Rows from a dataset of charts and code
Begin

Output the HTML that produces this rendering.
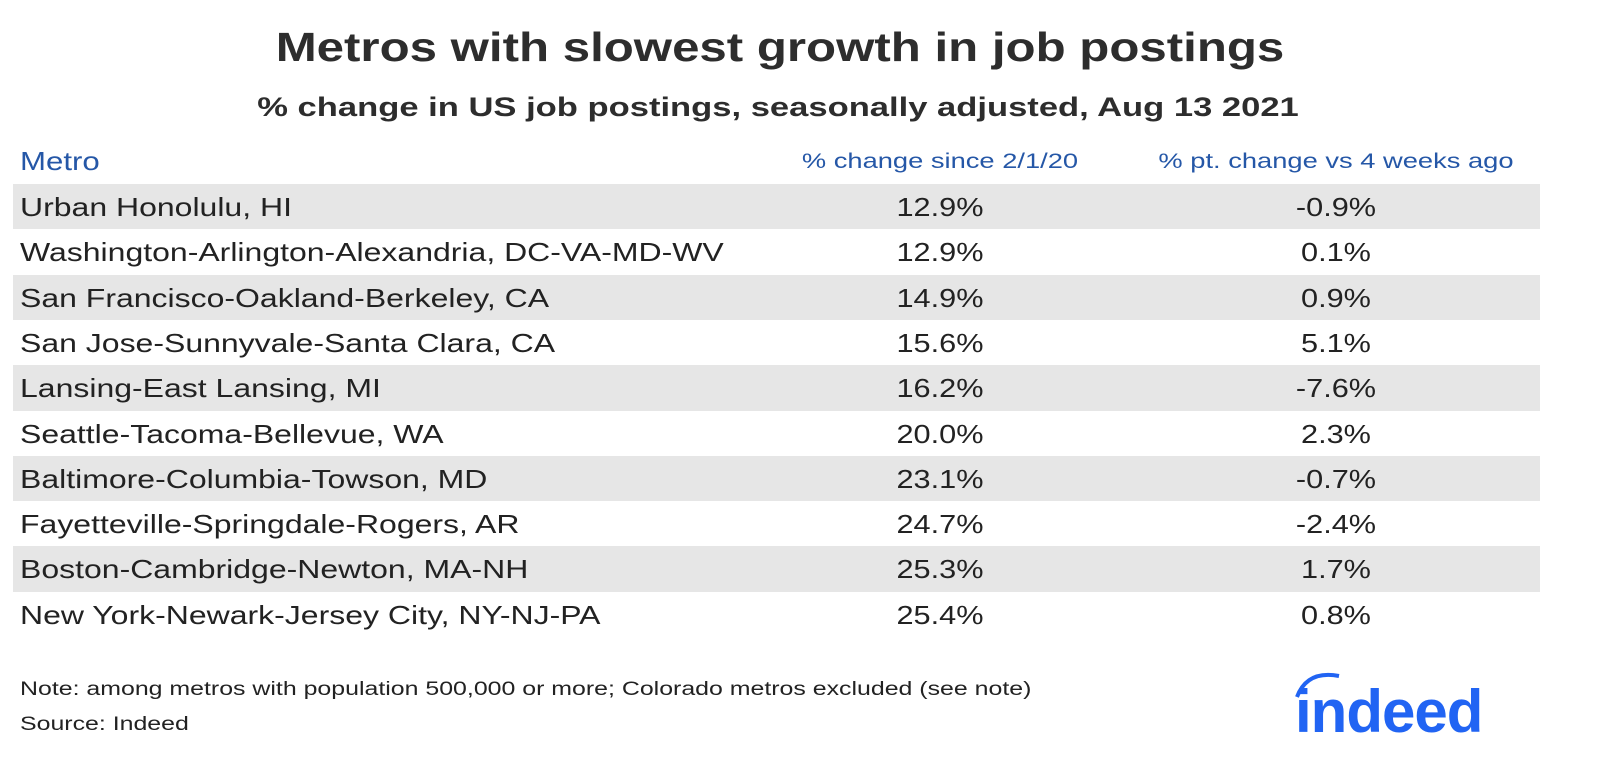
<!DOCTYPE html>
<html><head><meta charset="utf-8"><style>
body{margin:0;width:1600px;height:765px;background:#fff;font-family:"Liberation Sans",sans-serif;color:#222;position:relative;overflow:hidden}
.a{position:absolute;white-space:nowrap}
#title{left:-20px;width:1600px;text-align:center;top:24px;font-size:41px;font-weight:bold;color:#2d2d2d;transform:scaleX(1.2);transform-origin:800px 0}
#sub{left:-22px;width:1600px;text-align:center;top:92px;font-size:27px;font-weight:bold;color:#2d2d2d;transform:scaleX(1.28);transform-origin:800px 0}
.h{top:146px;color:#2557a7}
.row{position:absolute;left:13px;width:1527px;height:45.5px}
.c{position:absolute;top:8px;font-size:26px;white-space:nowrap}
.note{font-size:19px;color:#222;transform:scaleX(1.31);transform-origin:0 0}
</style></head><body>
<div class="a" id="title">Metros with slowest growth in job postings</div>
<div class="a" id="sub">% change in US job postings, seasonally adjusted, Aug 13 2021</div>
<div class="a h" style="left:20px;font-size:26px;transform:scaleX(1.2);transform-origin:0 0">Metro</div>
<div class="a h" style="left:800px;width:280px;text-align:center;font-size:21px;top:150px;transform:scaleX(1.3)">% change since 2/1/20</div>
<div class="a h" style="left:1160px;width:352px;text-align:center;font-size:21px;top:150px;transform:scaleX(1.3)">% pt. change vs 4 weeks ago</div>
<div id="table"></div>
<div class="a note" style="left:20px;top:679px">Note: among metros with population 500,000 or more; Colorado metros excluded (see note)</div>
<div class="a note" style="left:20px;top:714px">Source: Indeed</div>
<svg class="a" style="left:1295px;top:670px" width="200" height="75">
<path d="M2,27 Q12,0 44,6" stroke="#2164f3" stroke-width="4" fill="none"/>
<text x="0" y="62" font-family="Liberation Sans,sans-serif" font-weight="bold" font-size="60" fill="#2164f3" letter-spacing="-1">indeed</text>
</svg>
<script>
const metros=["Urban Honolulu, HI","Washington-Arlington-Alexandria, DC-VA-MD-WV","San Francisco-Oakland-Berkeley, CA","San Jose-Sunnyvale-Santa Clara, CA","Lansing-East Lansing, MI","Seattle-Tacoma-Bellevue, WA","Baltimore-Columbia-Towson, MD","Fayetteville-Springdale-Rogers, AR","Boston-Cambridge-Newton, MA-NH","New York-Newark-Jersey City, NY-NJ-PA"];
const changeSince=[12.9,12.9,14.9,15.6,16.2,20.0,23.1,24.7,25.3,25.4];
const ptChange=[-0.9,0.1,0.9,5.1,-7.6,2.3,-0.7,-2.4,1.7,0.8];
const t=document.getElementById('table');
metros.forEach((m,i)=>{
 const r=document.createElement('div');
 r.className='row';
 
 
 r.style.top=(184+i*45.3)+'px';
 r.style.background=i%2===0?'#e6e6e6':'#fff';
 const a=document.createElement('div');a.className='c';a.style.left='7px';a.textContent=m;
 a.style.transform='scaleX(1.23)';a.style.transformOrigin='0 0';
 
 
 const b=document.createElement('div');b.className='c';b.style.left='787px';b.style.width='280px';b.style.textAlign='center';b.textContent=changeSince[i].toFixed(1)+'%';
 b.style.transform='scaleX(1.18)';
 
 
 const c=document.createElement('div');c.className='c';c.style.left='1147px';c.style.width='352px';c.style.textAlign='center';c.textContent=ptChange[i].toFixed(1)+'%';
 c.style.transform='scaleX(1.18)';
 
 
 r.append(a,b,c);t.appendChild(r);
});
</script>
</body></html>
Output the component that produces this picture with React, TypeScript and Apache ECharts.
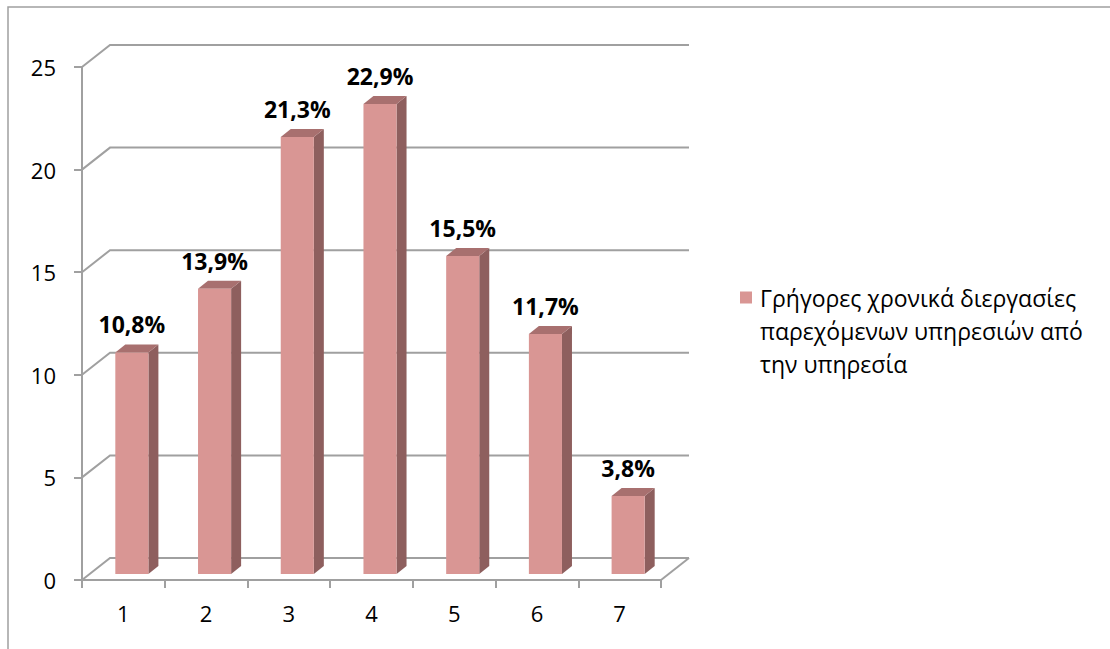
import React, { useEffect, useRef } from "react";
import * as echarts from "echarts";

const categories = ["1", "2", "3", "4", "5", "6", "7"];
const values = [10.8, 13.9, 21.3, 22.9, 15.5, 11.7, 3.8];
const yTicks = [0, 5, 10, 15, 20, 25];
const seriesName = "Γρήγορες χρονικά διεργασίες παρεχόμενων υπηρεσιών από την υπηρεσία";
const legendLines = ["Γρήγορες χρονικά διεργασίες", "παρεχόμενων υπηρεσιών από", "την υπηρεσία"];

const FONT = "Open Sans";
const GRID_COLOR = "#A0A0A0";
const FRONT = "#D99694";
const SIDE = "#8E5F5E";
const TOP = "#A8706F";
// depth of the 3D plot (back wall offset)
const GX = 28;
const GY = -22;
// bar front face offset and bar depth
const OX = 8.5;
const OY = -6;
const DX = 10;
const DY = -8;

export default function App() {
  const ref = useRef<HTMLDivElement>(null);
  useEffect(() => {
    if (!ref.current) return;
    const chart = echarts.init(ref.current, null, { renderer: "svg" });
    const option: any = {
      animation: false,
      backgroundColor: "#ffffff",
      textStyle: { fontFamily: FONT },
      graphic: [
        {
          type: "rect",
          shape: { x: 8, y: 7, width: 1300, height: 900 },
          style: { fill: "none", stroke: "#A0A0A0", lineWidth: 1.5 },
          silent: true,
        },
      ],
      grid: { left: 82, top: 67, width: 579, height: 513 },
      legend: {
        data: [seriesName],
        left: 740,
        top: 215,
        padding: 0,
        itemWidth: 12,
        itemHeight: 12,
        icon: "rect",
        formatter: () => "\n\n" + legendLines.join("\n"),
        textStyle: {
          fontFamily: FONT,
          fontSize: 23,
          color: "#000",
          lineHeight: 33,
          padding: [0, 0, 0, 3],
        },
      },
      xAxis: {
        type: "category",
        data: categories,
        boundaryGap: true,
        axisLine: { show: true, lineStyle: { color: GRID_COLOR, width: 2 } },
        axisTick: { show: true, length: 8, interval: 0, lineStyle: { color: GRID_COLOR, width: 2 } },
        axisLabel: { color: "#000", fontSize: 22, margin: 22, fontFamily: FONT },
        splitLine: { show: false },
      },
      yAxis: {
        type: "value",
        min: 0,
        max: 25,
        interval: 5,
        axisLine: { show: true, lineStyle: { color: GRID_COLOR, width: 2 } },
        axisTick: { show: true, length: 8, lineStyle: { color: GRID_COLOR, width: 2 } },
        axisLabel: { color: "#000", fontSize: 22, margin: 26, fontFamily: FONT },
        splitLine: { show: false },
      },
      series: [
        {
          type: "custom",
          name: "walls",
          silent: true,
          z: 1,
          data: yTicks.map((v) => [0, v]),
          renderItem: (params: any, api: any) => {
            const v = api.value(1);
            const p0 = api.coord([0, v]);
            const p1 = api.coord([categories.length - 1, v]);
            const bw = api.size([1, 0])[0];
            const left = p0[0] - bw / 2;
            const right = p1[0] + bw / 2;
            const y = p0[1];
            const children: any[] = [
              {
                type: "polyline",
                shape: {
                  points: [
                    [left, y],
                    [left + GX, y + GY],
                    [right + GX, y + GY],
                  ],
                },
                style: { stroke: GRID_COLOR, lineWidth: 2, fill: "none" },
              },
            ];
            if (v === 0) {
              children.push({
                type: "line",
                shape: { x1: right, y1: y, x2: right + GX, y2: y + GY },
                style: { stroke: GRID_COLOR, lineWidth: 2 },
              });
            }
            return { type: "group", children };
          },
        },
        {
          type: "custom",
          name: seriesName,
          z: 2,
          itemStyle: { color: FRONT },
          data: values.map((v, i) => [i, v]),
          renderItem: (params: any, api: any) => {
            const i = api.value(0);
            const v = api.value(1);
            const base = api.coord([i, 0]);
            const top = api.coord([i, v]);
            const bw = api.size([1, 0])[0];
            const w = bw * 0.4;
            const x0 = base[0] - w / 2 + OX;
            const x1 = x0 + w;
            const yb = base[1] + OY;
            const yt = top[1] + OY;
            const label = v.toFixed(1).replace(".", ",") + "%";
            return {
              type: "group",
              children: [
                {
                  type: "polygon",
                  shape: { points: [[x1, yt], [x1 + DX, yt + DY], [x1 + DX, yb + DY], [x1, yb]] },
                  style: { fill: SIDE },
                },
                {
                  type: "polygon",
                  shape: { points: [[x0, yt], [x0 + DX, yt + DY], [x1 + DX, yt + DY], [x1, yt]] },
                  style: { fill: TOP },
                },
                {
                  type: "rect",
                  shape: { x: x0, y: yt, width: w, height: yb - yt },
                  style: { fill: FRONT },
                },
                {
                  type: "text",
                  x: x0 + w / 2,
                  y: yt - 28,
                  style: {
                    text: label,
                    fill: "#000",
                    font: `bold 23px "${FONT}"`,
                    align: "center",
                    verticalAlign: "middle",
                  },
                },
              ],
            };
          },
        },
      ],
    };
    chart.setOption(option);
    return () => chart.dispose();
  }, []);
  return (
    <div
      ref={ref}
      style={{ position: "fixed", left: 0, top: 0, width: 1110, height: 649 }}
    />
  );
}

End

Return the material from the line containing "Output the component" through the line containing "const DY = -8;", exactly and in full, but without its pictures.

Solution for this task:
Output the component that produces this picture with React, TypeScript and Apache ECharts.
import React, { useEffect, useRef } from "react";
import * as echarts from "echarts";

const categories = ["1", "2", "3", "4", "5", "6", "7"];
const values = [10.8, 13.9, 21.3, 22.9, 15.5, 11.7, 3.8];
const yTicks = [0, 5, 10, 15, 20, 25];
const seriesName = "Γρήγορες χρονικά διεργασίες παρεχόμενων υπηρεσιών από την υπηρεσία";
const legendLines = ["Γρήγορες χρονικά διεργασίες", "παρεχόμενων υπηρεσιών από", "την υπηρεσία"];

const FONT = "Open Sans";
const GRID_COLOR = "#A0A0A0";
const FRONT = "#D99694";
const SIDE = "#8E5F5E";
const TOP = "#A8706F";
// depth of the 3D plot (back wall offset)
const GX = 28;
const GY = -22;
// bar front face offset and bar depth
const OX = 8.5;
const OY = -6;
const DX = 10;
const DY = -8;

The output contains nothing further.